Learn more about He Waka Eke Noa.

What was released for consultation?

The partners in He Waka Eke Noa (including the Government) have developed two alternative options to the ETS. Farmers are being asked for their feedback – this feedback will inform the advice the partnership provides to the Government.

You can read a summary of the options in this booklet we developed with DairyNZ (PDF, 11.7MB). This is an updated version of the booklet that was mailed to farmers in December.

The formal consultation materials released by the partnership consist of:

The options were discussed in more detail, and farmer feedback was invited, at DairyNZ/B+LNZ roadshow events in February and March – at 30 physical locations around New Zealand and online via 6 national webinars, 15 regionally-focused webinars and further online meetings.

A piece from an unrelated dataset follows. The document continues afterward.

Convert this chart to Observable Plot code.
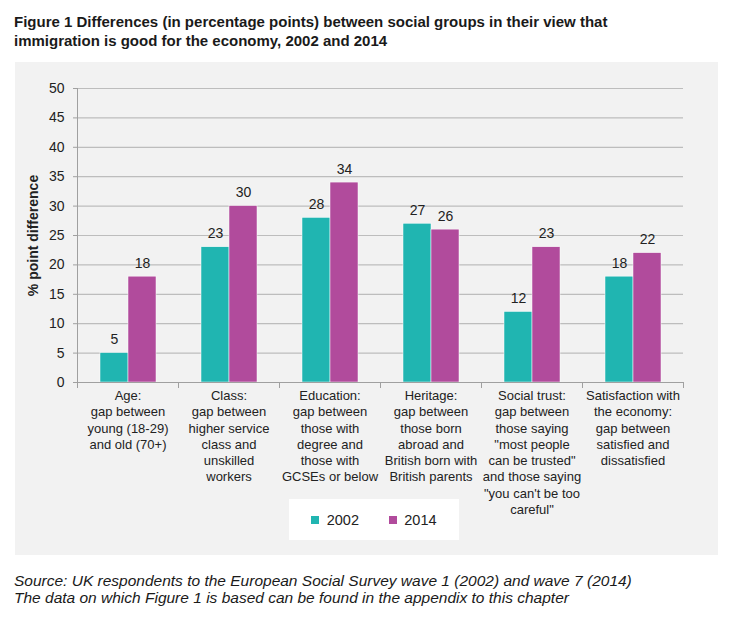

What are we trying to achieve? 

B+LNZ has worked to try and come up with a better system for agriculture that seeks to fairly treat different types of farming systems and the different stages of farmers in their development, as well as working for other sectors. We have been part of this process with other agricultural organisations, including DairyNZ and Federated Farmers, and the Government and iwi.

Our key priorities have been: 

  • de-linking the methane price from the carbon price (to reflect the separate greenhouse gas targets in the Zero Carbon Act)
  • getting more recognition of the sequestration happening on farms than currently under the ETS
  • the ability for farmers to be recognised for progress on reducing their warming impact, and
  • money raised being invested back to agricultural research or on-farm changes that reduce emissions.

Our vision is to establish a framework that is separate for agricultural emissions from the ETS and which can be evolved and improved over time.  

While they’re not perfect, we believe the alternative emissions pricing options have advantages over the ETS for sheep, beef and dairy farmers. We believe they provide farmers with a lot more control and options to reduce the costs they face over time, either through getting their on-farm actions recognised or through better recognition of their sequestration. 

The proposals are a starting point and will evolve as science, measurement and technology allow more accurate recognition of what’s happening on individual farms. 

How does this process relate to the methane reduction targets? 

New Zealand is the only country into the world to have taken a split gas approach to methane emissions, through the Zero Carbon Act. B+LNZ does not agree that the methane targets in the Act are justified based on the science around methane’s impact on warming.  

However we can’t change the targets through He Waka Eke Noa and this is a separate process. There will be a review of the targets in 2024 and we are committed to working with Federated Farmers, DairyNZ and others to get the targets reviewed using the latest science. 

Our overall vision is to come up with an agricultural specific framework through He Waka Eke Noa and get the methane targets successfully reviewed in 2024, so that by 2025 when the He Waka Eke Noa framework comes into effect we have the fundamental building blocks in place for a fair system for agriculture. 

It’s important to note that if we’re unable to reach agreement on a pricing framework and agriculture goes into the ETS, in effect we will have lost the split gas outcome and it won’t matter what the targets are as the methane price will simply be linked to a rapidly-increasing carbon price.